Cross-department collaboration — involving operations, finance, IT, and sales — ensures that investment decisions are executed with full understanding of implications on cash flow and operational capacity.
CapEx Budgeting Step | Description | Key Considerations |
---|---|---|
Budget Setting | Determine total funds available based on projected cash flow | Align with growth strategy and risk appetite |
Project Prioritization | Evaluate ROI, strategic alignment, and urgency | Balance short-term cash strain with long-term benefits |
Approval Process | Tiered authorization based on project scale | Maintain governance while enabling agility |
Implementation & Monitoring | Track spending, timelines, and outcomes | Adjust plans as market and internal conditions evolve |
Engaging experienced financial leaders, such as fractional CFOs, can provide critical expertise during high-stakes CapEx decisions, ensuring expenditures propel the business forward responsibly and effectively.
Frequently Asked Questions About Capital Expenditure (CapEx)
- What is Capital Expenditure (CapEx)?
CapEx refers to funds a company spends on acquiring or upgrading long-term physical assets such as property, equipment, or technology, which provide benefits over multiple years.
- How does CapEx differ from operating expenses?
CapEx involves investments that create assets recorded on the balance sheet and depreciated over time, whereas operating expenses are recurring costs fully expensed in the year they occur.
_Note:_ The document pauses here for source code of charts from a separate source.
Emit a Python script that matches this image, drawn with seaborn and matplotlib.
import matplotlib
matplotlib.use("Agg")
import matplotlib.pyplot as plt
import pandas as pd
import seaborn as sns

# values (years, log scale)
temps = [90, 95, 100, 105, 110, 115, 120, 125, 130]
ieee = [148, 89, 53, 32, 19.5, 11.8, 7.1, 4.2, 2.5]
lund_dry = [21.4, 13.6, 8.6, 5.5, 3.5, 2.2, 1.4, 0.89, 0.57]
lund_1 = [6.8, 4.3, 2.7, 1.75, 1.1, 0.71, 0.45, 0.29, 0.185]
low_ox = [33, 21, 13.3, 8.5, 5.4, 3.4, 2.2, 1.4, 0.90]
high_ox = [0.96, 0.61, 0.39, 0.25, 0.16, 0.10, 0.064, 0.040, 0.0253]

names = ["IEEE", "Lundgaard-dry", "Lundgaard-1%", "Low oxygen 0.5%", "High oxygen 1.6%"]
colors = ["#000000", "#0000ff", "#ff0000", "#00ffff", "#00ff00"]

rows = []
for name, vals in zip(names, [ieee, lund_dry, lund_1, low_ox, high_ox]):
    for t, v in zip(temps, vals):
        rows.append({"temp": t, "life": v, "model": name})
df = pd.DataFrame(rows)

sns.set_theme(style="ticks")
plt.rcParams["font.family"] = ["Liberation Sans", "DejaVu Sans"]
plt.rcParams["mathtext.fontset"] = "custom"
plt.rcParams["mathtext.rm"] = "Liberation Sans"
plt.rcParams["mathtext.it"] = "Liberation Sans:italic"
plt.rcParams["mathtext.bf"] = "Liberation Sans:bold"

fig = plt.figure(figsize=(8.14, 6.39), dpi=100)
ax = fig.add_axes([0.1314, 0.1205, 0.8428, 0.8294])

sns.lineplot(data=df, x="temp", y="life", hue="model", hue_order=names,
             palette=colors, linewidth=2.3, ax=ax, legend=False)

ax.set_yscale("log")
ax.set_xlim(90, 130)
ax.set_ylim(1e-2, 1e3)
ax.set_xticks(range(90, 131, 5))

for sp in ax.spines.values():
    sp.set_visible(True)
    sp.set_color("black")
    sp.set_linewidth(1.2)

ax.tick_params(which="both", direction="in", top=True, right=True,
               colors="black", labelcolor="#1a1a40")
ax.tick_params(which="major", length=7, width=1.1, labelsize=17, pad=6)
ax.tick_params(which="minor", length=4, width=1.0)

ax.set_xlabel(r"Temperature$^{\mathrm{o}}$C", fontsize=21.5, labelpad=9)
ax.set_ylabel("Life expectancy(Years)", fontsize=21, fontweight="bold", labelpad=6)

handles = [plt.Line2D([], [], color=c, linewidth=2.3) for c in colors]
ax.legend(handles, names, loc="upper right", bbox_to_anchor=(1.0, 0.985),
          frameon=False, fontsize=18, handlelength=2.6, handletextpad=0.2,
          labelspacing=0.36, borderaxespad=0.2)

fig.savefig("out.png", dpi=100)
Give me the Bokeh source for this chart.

- How is CapEx calculated from financial statements?
CapEx can be estimated using the formula:
CapEx = Ending PP&E – Beginning PP&E + Depreciation, where PP&E stands for property, plant, and equipment. - Can software purchases be considered CapEx?
Yes, custom software development or significant system upgrades that benefit the company over multiple years are treated as CapEx, while subscription-based software is usually an operating expense.
- How should a company budget for CapEx?
Planning involves identifying investment needs, estimating costs and benefits, prioritizing projects by strategic impact and ROI, and securing appropriate approvals while aligning with available cash flow.